Matt Yglesias writes,

stagnating real working-class wages are calculated by using a meaningless overall average rate of price inflation. Some things–college tuition, apartments in Manhattan, health care–have gotten more expensive much faster than average. This means that people who buy a below-average amount of those things are better off than the statistics show. A healthy person living in an unfashionable city with no student loans to pay off can get by on a fairly modest income. The flipside of the declining marriage rate is that fewer men are supporting families. To a certain puritanical frame of mind that views toil as a virtue in and of itself, this may seem unfortunate. But in many respects it’s a natural outgrowth of progress.
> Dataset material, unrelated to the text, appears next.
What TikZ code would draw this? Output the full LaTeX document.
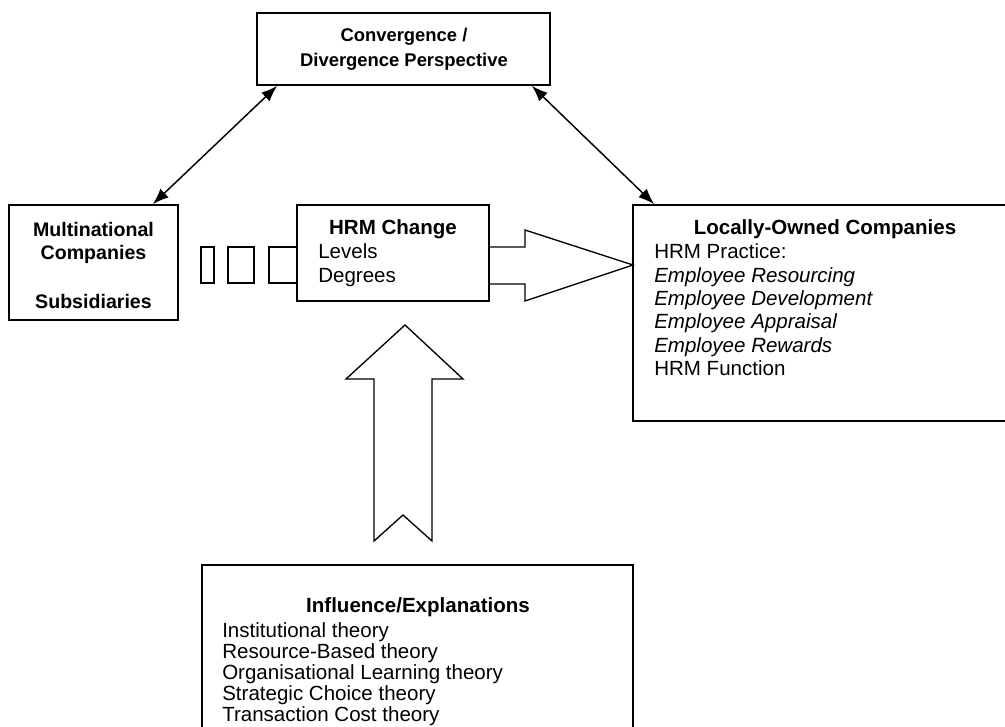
\documentclass[tikz,border=0pt]{standalone}
\usepackage{fontspec}
\setmainfont{Liberation Sans}
\usetikzlibrary{arrows.meta,fit,positioning}

\tikzset{
	box/.style={draw, line width=1.3pt, inner sep=0pt},
	head/.style={font=\bfseries\fontsize{15.4}{17.5}\selectfont, inner sep=0pt},
	item/.style={font=\fontsize{15.4}{17.5}\selectfont, inner sep=0pt, anchor=west, text height=12.5pt, text depth=3.5pt},
	fat/.style={draw, line width=1pt, line join=miter},
}

\begin{document}
\begin{tikzpicture}[x=0.75pt, y=-0.75pt, >={Latex[length=12pt,width=9pt]}]
		\useasboundingbox (0,0) rectangle (1005,727);
		\clip (0,0) rectangle (1005,727);

		\node[box, fit={(257,13) (550,85)}] (persp) {};
		\node[align=center, inner sep=0pt, font=\bfseries\fontsize{13.8}{18.5}\selectfont] (persptext) at (404,49.5) {Convergence /\\Divergence Perspective};
		\node[box, fit={(9,205) (178,320)}] (mnc) {};
		\node[align=center, inner sep=0pt, font=\bfseries\fontsize{14.7}{17.25}\selectfont] (mnctext) at (93.5,265.5) {Multinational\\Companies\\[20pt]Subsidiaries};

		% HRM change and the small boxes in front of it
		\node[box, fit={(297,205) (489,301)}] (hrm) {};
		\node[head] (hrmhead) at (393,229) {HRM Change};
		\foreach \t [count=\i] in {Levels, Degrees}
			\node[item] (hrm\i) at (318,229+23.5*\i) {\t};
		\draw[line width=1pt] (201,247) rectangle (214,283);
		\draw[line width=1pt] (228,247) rectangle (254,283);
		\draw[line width=1pt] (297,247) -- (269,247) -- (269,283) -- (297,283);

		\node[box, fit={(633,205) (1030,421)}] (local) {};
		\node[head] (localhead) at (825,229) {Locally-Owned Companies};
		\foreach \t [count=\i] in {HRM Practice:, \textit{Employee Resourcing}, \textit{Employee Development}, \textit{Employee Appraisal}, \textit{Employee Rewards}, HRM Function}
			\node[item] (local\i) at (654,229.5+23.3*\i) {\t};

		\node[box, fit={(202,565) (633,760)}] (infl) {};
		\node[head] (inflhead) at (418,607) {Influence/Explanations};
		\foreach \t [count=\i] in {Institutional theory, Resource-Based theory, Organisational Learning theory, Strategic Choice theory, Transaction Cost theory}
			\node[item] (infl\i) at (222,609.8+21.2*\i) {\t};

		% block arrows
		\draw[fat] (489,247) -- (525,247) -- (525,230) -- (633,265) -- (525,301) -- (525,284) -- (489,284);
		\draw[fat] (374,541) -- (374,379) -- (346,379) -- (405,325) -- (463,379) -- (432,379) -- (432,541) -- (403,515) -- cycle;

		\draw[<->, line width=1.1pt] ([xshift=15.75pt]persp.south west) -- ([xshift=-19.5pt]mnc.north east);
		\draw[<->, line width=1.1pt] ([xshift=-14.25pt]persp.south east) -- ([xshift=16.5pt]local.north west);
\end{tikzpicture}
\end{document}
Pointer from Reihan Salam. It seems that Matt is leaning closer to the view that we are moving in the direction of The Diamond Age. Recall my take:

we could be headed into an era of highly unequal economic classes. People at the bottom will have access to food, healthcare, and electronic entertainment, but the rich will live in an exclusive world of exotic homes and extravagant personal services. The most popular bands in the world will play house concerts for the rich, while everyone else can afford music downloads but no live music.

My guess is that when it comes to health care, there will be huge spending differentials by social class, but with very little difference in outcomes. Reliable cures will be affordable. Exotic treatments, futile desperation efforts, and lots of precautionary scanning, not so much.